Человек жил в радости где–то в раю, потерял этот рай и сейчас живет в скорбях вдали от рая, но снова обретет рай и снова будет в нем жить в радости. Это круговой ход драмы человеческой жизни. Благодаря вере в потерянный рай становится для поэта несомненно, что земля сотворена не для счастья, но для несчастья людей, ради их наказания. Верой в потерянный рай обосновывает наш поэт свою веру в бессмертие человеческой души. Земля — место действия только одного акта бессмертной человеческой драмы, и это трагичный акт, для которого нужны и змеи, и гиены, и болезни, и сомнения, и желчь, и яд, и глупость, и ночь, и катастрофы Дубровника и Мессины, и Везувий, и Сахара — но также и здоровье, и наслаждение, и ум, и свет, но прежде всего нужен разумный порядок, благодаря которому все эти разные ценности и величины образуют единый аккорд. В этой жизни много зла — ибо иначе как она бы была трагедией, каковой ей суждено были? Но над всем злом господствует разумная сила — потому что иначе как можно было бы утверждать, что в жизни всё происходит по воле Божией?
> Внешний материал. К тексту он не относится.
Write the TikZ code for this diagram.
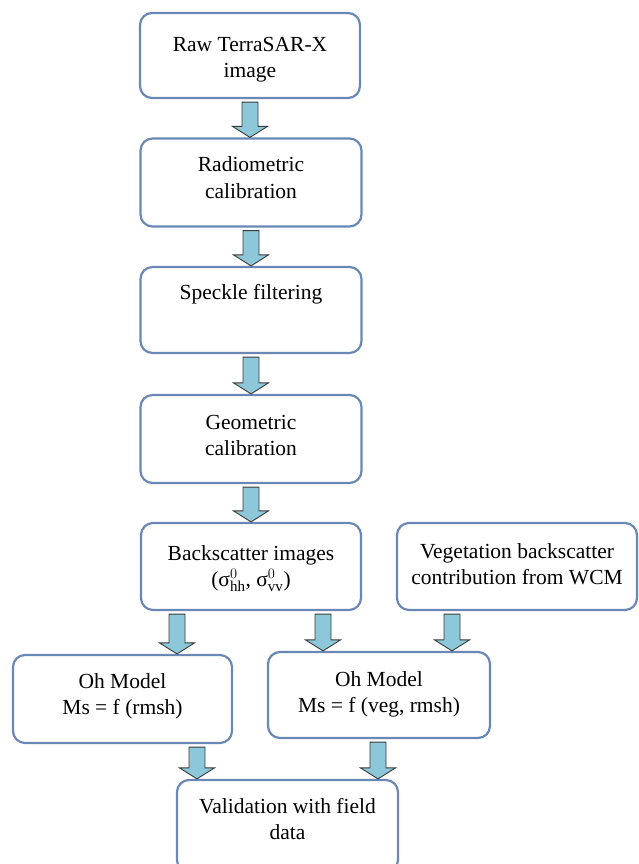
\documentclass[tikz,border=0pt]{standalone}
\usepackage{fontspec}
\setmainfont{Liberation Serif}
\usetikzlibrary{calc}
\definecolor{boxline}{HTML}{6A88B5}
\definecolor{arrfill}{HTML}{8CC8DA}
\definecolor{arrline}{HTML}{3A3A3A}
\tikzset{
  box/.style={draw=boxline, line width=2.2pt, rounded corners=12pt, fill=white, inner sep=0pt},
  txt/.style={anchor=north, align=center, inner sep=0pt, font=\fontsize{21.5}{26.5}\selectfont},
  fat/.style={draw=arrline, fill=arrfill, line width=0.9pt, line join=miter}
}
\newcommand\fatarrow[2]{%
  \draw[fat] let \p1=(#1), \p2=(#2) in
    ({\x1-8pt},{\y1-3pt}) -- ({\x1+8pt},{\y1-3pt}) -- ({\x1+8pt},{\y2+11pt}) --
    ({\x1+17.5pt},{\y2+11pt}) -- ({\x1},{\y2}) -- ({\x1-17.5pt},{\y2+11pt}) --
    ({\x1-8pt},{\y2+11pt}) -- cycle;}
\begin{document}
\begin{tikzpicture}[x=1pt,y=-1pt]
\useasboundingbox (0,0) rectangle (639,864);
\clip (0,0) rectangle (639,864);
\node[box, minimum width=220pt, minimum height=85pt] (b1) at (250,55.5) {};
\node[box, minimum width=221pt, minimum height=88pt] (b2) at (251,182.5) {};
\node[box, minimum width=221pt, minimum height=86pt] (b3) at (251,310) {};
\node[box, minimum width=221pt, minimum height=88pt] (b4) at (251,439) {};
\node[box, minimum width=220pt, minimum height=87pt] (b5) at (251,566.5) {};
\node[box, minimum width=240pt, minimum height=87pt] (b6) at (517,566.5) {};
\node[box, minimum width=219pt, minimum height=88pt] (b7) at (122.5,699) {};
\node[box, minimum width=222pt, minimum height=86pt] (b8) at (379,695) {};
\node[box, minimum width=221pt, minimum height=92pt] (b9) at (287.5,826) {};

\node[txt, yshift=-25pt] (t1) at (b1.north) {Raw TerraSAR-X\\image};
\node[txt, yshift=-19pt] (t2) at (b2.north) {Radiometric\\calibration};
\node[txt, yshift=-18pt] (t3) at (b3.north) {Speckle filtering};
\node[txt, yshift=-21pt] (t4) at (b4.north) {Geometric\\calibration};
\node[txt, yshift=-23pt] (t5) at (b5.north) {Backscatter images\\(σ$^{0}_{\mathrm{hh}}$, σ$^{0}_{\mathrm{vv}}$)};
\node[txt, yshift=-21pt] (t6) at (b6.north) {Vegetation backscatter\\contribution from WCM};
\node[txt, yshift=-19pt] (t7) at (b7.north) {Oh Model\\Ms = f (rmsh)};
\node[txt, yshift=-20pt] (t8) at (b8.north) {Oh Model\\Ms = f (veg, rmsh)};
\node[txt, yshift=-19pt] (t9) at (b9.north) {Validation with field\\data};

\fatarrow{b1.south}{b2.north}
\fatarrow{b2.south}{b3.north}
\fatarrow{b3.south}{b4.north}
\fatarrow{b4.south}{b5.north}
\fatarrow{[xshift=-74pt]b5.south}{b7.north}
\fatarrow{[xshift=72pt]b5.south}{b8.north}
\fatarrow{[xshift=-65pt]b6.south}{b8.north}
\fatarrow{[xshift=74.5pt]b7.south}{b9.north}
\fatarrow{[xshift=-1pt]b8.south}{b9.north}
\end{tikzpicture}
\end{document}
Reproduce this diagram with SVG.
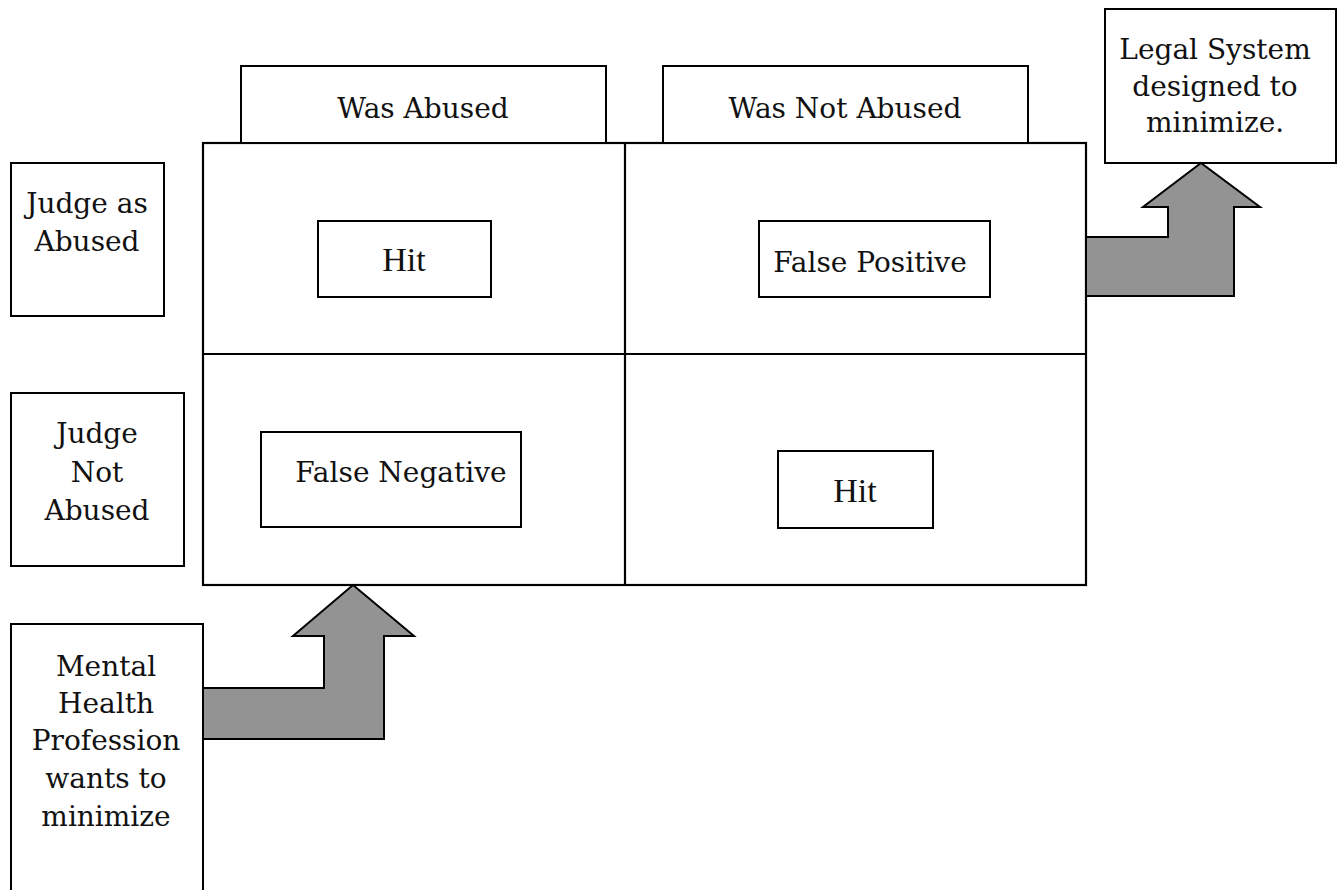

В этом мире царит гармония, но «смертная, скорбная гармония», гармония божественно–демоническая. В других же мирах, которые находятся в раю — а все миры находятся в раю, или, что то же самое, рай находится во всех мирах, кроме земли и ада — в этих мирах торжествует чисто божественная «гармония сладкогласная любви вечной и радости вечной». В этой–то гармонии будет блаженствовать, блистая в своей первородной ангельской славе, человек, прошедший свою земную судьбу. Потерянный рай будет тогда называться вновь обретенным раем.